## [Work to complete]
Starting at the line containing "Clone this diagram in TikZ." and ending at the line containing "(3,5) rectangle (1033,733);", reproduce each line exactly as written, with both end lines included and all pictures omitted.

# START OF Records to use

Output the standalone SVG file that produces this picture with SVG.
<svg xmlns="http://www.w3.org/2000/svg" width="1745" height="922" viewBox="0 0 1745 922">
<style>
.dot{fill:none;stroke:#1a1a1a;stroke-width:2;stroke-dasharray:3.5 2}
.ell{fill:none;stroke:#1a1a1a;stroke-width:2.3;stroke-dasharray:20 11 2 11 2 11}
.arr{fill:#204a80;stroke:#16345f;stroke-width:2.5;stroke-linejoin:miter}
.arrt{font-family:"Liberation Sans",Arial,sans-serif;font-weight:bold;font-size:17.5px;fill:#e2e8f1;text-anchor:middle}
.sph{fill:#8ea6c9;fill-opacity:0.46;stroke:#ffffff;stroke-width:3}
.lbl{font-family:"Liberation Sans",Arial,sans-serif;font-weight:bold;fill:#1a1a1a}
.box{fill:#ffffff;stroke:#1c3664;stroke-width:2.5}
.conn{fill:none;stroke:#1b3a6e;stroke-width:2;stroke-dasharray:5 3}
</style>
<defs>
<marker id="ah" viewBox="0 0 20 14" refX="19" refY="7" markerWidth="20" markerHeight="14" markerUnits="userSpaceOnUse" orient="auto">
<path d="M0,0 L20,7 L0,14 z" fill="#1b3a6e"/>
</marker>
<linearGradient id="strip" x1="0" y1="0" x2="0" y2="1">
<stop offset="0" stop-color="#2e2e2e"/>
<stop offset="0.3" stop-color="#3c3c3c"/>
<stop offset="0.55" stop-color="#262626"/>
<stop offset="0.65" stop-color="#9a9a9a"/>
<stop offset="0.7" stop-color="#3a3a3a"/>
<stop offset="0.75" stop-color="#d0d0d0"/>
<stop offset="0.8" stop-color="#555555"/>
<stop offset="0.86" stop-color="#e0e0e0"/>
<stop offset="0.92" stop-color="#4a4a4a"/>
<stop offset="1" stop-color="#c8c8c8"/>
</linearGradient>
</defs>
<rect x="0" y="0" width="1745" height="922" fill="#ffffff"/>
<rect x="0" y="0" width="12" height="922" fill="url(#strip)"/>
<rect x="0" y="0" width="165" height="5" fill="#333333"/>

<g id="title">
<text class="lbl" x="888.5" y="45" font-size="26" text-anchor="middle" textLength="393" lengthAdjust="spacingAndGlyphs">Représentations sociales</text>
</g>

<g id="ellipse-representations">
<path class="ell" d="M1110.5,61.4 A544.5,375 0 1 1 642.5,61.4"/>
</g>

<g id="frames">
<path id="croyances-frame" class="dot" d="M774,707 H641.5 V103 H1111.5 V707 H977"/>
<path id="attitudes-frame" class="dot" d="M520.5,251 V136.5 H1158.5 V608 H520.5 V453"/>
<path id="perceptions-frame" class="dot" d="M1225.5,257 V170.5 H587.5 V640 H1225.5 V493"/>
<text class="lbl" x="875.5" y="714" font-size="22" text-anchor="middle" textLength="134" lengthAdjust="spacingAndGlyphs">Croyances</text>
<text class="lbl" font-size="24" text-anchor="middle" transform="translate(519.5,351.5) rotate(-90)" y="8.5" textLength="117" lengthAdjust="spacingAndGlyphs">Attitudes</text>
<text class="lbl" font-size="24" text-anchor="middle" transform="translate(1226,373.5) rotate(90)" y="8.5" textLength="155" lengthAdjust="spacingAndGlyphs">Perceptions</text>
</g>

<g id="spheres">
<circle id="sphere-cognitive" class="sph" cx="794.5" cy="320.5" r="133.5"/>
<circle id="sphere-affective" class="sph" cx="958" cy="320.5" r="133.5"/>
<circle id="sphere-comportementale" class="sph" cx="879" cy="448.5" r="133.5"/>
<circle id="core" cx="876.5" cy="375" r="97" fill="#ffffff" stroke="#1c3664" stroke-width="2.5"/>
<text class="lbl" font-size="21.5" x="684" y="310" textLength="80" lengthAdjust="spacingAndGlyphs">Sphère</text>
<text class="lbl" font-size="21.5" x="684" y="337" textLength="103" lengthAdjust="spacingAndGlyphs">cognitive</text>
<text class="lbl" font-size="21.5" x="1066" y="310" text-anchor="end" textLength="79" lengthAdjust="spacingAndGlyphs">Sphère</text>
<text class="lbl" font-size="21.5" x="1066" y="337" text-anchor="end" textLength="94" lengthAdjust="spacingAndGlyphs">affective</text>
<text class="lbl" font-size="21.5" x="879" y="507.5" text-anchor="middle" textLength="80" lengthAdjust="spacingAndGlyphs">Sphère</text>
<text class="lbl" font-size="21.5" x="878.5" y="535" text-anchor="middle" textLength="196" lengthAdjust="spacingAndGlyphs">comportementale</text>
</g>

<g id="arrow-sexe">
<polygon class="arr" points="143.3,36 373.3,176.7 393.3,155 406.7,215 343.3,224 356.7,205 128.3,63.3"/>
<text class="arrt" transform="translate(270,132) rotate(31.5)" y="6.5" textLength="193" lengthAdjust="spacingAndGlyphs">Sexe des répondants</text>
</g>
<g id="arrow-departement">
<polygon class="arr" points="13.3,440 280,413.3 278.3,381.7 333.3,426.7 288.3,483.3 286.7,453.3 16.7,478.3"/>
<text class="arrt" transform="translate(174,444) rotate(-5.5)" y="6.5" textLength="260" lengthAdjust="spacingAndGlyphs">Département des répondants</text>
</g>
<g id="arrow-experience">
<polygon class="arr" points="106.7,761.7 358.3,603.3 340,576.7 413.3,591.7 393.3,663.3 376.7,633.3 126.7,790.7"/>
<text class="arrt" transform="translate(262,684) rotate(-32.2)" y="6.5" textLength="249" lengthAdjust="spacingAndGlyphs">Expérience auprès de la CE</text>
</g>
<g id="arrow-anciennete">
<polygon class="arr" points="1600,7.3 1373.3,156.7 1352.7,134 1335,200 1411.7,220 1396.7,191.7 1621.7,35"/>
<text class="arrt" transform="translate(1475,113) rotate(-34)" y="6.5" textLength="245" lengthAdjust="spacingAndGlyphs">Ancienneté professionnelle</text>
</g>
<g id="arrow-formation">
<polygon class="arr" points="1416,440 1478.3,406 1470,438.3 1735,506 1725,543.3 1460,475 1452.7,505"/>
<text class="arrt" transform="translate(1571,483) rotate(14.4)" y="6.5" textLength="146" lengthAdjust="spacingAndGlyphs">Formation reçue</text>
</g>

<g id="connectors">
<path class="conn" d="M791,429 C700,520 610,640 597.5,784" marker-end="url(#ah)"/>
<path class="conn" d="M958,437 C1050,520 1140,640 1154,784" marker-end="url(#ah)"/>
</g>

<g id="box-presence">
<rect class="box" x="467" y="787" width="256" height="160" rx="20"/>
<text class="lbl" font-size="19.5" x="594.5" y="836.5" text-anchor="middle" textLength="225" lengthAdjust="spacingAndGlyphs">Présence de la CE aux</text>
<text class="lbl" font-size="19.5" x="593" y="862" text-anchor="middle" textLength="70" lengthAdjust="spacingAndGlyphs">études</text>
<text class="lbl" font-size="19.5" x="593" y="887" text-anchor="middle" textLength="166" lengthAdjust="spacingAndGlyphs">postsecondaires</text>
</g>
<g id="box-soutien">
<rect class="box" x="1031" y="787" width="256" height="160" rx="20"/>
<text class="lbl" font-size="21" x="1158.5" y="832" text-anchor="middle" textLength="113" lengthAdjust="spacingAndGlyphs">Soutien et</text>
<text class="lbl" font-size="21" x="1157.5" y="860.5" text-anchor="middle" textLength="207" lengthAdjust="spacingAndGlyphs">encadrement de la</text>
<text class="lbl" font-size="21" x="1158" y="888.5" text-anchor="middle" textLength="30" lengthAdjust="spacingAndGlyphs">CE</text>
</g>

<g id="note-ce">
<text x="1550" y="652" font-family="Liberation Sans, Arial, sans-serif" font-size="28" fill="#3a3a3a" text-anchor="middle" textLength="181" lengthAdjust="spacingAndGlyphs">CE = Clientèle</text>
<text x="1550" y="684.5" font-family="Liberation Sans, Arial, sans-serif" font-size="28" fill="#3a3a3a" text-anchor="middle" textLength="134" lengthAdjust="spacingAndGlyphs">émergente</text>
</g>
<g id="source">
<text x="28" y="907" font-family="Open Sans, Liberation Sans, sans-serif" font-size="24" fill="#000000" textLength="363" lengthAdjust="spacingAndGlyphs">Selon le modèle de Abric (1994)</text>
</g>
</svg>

# END OF Records to use
# START OF Records to use

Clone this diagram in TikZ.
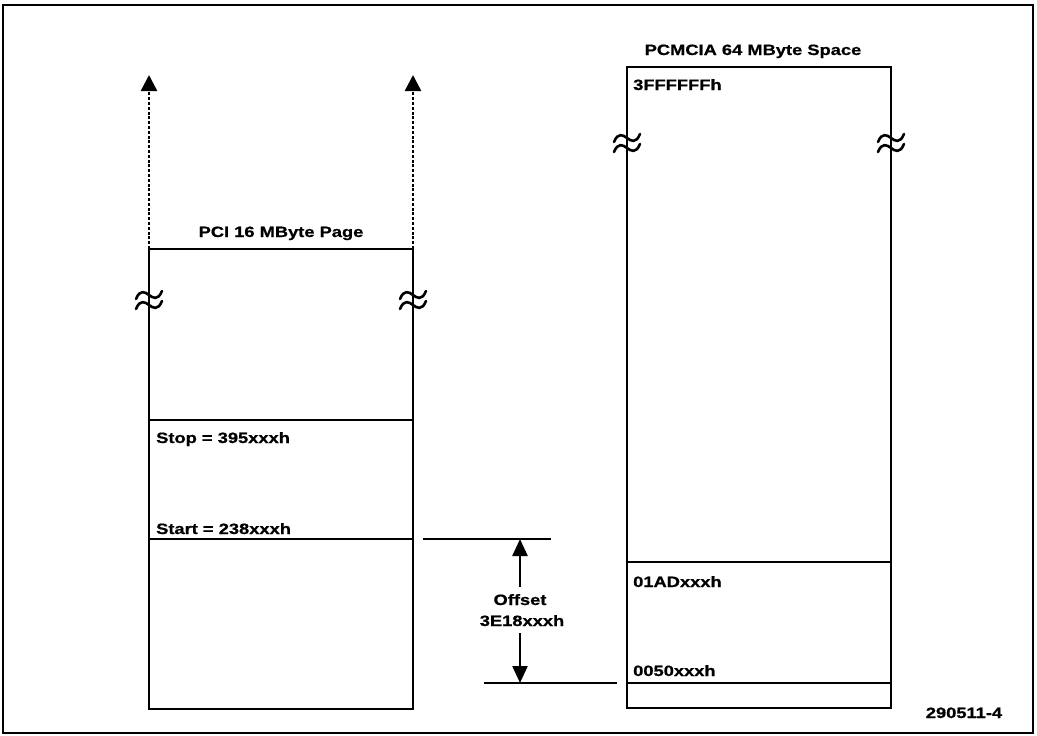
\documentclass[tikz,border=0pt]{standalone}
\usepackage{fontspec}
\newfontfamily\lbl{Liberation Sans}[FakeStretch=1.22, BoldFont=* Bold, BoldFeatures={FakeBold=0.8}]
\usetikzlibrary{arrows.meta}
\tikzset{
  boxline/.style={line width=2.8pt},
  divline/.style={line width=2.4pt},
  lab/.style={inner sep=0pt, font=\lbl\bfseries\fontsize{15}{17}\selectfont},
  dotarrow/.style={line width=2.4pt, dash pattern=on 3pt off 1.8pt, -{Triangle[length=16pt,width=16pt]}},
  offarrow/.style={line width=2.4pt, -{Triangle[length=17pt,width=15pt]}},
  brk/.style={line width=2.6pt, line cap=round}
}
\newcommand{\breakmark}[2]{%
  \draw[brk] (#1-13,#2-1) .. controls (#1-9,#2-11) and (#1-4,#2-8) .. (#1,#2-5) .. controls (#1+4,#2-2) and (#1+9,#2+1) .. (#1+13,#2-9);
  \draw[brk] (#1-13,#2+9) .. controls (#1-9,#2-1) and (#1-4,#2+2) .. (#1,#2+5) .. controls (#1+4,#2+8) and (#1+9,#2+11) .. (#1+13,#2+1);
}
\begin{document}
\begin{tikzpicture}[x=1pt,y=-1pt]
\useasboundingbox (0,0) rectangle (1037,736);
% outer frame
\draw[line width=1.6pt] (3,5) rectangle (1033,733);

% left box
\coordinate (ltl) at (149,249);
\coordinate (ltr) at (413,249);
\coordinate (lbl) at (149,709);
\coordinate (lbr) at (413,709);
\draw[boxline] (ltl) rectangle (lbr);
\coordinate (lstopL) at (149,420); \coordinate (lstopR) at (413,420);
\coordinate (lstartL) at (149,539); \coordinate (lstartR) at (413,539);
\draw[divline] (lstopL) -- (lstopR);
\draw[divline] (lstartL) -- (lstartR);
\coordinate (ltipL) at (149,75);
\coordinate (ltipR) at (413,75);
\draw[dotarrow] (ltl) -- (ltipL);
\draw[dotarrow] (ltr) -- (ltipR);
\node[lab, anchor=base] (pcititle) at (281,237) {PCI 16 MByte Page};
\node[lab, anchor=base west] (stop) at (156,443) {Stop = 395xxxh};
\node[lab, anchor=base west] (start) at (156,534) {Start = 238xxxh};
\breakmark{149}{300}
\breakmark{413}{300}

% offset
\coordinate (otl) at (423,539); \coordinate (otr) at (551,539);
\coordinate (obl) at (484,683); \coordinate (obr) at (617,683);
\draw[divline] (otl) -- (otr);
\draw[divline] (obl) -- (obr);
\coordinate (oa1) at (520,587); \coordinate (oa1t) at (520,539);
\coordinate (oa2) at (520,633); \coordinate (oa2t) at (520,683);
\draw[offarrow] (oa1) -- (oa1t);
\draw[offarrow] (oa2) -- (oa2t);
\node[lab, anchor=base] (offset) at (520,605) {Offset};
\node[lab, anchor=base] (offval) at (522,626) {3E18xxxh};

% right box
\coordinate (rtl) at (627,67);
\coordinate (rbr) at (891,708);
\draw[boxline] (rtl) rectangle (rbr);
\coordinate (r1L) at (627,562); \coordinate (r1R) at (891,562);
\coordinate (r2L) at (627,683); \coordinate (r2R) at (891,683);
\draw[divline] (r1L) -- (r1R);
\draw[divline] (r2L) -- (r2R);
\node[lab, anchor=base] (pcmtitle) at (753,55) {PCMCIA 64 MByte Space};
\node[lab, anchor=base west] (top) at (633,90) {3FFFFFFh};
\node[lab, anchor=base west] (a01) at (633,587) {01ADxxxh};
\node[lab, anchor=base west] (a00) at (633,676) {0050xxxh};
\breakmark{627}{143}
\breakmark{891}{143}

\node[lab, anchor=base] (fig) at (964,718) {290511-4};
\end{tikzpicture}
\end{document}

# END OF Records to use
# START OF Records to use

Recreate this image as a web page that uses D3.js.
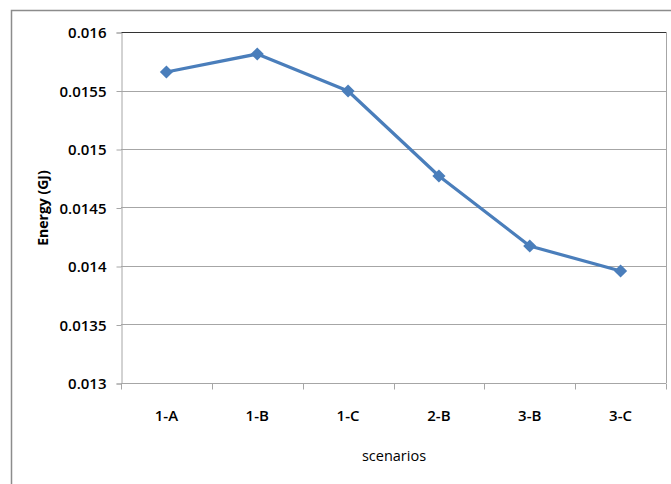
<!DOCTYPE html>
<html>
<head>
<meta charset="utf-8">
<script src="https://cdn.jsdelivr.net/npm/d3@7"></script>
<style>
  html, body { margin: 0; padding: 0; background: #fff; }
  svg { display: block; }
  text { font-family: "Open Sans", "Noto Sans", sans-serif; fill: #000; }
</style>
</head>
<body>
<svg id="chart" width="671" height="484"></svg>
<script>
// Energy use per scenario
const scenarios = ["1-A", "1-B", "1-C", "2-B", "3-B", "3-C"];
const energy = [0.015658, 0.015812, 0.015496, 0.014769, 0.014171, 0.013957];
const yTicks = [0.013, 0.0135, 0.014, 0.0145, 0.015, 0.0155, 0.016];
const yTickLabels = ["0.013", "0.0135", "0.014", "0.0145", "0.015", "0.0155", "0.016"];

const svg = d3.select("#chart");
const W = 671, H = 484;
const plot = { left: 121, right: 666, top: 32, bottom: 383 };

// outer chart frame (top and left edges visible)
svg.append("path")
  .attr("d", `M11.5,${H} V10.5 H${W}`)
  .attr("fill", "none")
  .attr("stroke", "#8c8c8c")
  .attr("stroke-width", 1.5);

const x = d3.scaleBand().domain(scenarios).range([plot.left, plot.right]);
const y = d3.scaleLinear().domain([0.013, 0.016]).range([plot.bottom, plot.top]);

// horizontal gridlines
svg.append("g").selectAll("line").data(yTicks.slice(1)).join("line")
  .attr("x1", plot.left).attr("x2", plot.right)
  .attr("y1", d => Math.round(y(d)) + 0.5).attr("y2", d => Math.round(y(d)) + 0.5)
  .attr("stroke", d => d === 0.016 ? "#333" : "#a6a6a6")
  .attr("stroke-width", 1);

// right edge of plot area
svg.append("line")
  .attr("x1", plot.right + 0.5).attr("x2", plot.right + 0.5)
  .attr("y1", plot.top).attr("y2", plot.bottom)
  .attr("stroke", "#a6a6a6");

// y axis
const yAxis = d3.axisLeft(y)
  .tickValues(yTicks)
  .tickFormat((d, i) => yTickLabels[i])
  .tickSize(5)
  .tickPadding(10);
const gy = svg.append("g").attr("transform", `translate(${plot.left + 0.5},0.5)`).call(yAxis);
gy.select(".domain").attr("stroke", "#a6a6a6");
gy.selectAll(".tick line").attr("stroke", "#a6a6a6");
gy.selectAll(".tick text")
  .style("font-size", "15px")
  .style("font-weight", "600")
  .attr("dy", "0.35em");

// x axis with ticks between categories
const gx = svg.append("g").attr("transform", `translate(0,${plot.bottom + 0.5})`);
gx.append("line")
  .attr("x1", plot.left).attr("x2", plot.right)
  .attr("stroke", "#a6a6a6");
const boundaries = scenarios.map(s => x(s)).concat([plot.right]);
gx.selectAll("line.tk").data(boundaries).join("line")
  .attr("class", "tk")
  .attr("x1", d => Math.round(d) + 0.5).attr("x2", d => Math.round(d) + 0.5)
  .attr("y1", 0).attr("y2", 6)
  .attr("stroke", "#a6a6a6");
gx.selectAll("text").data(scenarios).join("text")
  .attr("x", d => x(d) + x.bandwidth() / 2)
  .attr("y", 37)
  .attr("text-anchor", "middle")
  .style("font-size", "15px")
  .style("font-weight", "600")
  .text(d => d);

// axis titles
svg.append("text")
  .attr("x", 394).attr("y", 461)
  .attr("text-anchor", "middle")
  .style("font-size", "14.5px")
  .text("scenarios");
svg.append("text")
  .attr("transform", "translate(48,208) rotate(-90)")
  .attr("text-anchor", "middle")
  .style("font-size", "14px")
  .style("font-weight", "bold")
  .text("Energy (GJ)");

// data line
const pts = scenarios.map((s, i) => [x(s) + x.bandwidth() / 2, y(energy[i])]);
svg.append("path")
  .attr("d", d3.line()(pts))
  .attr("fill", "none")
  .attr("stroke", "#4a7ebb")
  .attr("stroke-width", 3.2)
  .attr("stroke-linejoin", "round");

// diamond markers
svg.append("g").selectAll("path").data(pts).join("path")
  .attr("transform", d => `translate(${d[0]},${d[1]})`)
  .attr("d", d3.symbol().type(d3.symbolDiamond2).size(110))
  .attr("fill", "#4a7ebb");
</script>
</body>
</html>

# END OF Records to use

## [Problem solution]
Clone this diagram in TikZ.
\documentclass[tikz,border=0pt]{standalone}
\usepackage{fontspec}
\newfontfamily\lbl{Liberation Sans}[FakeStretch=1.22, BoldFont=* Bold, BoldFeatures={FakeBold=0.8}]
\usetikzlibrary{arrows.meta}
\tikzset{
  boxline/.style={line width=2.8pt},
  divline/.style={line width=2.4pt},
  lab/.style={inner sep=0pt, font=\lbl\bfseries\fontsize{15}{17}\selectfont},
  dotarrow/.style={line width=2.4pt, dash pattern=on 3pt off 1.8pt, -{Triangle[length=16pt,width=16pt]}},
  offarrow/.style={line width=2.4pt, -{Triangle[length=17pt,width=15pt]}},
  brk/.style={line width=2.6pt, line cap=round}
}
\newcommand{\breakmark}[2]{%
  \draw[brk] (#1-13,#2-1) .. controls (#1-9,#2-11) and (#1-4,#2-8) .. (#1,#2-5) .. controls (#1+4,#2-2) and (#1+9,#2+1) .. (#1+13,#2-9);
  \draw[brk] (#1-13,#2+9) .. controls (#1-9,#2-1) and (#1-4,#2+2) .. (#1,#2+5) .. controls (#1+4,#2+8) and (#1+9,#2+11) .. (#1+13,#2+1);
}
\begin{document}
\begin{tikzpicture}[x=1pt,y=-1pt]
\useasboundingbox (0,0) rectangle (1037,736);
% outer frame
\draw[line width=1.6pt] (3,5) rectangle (1033,733);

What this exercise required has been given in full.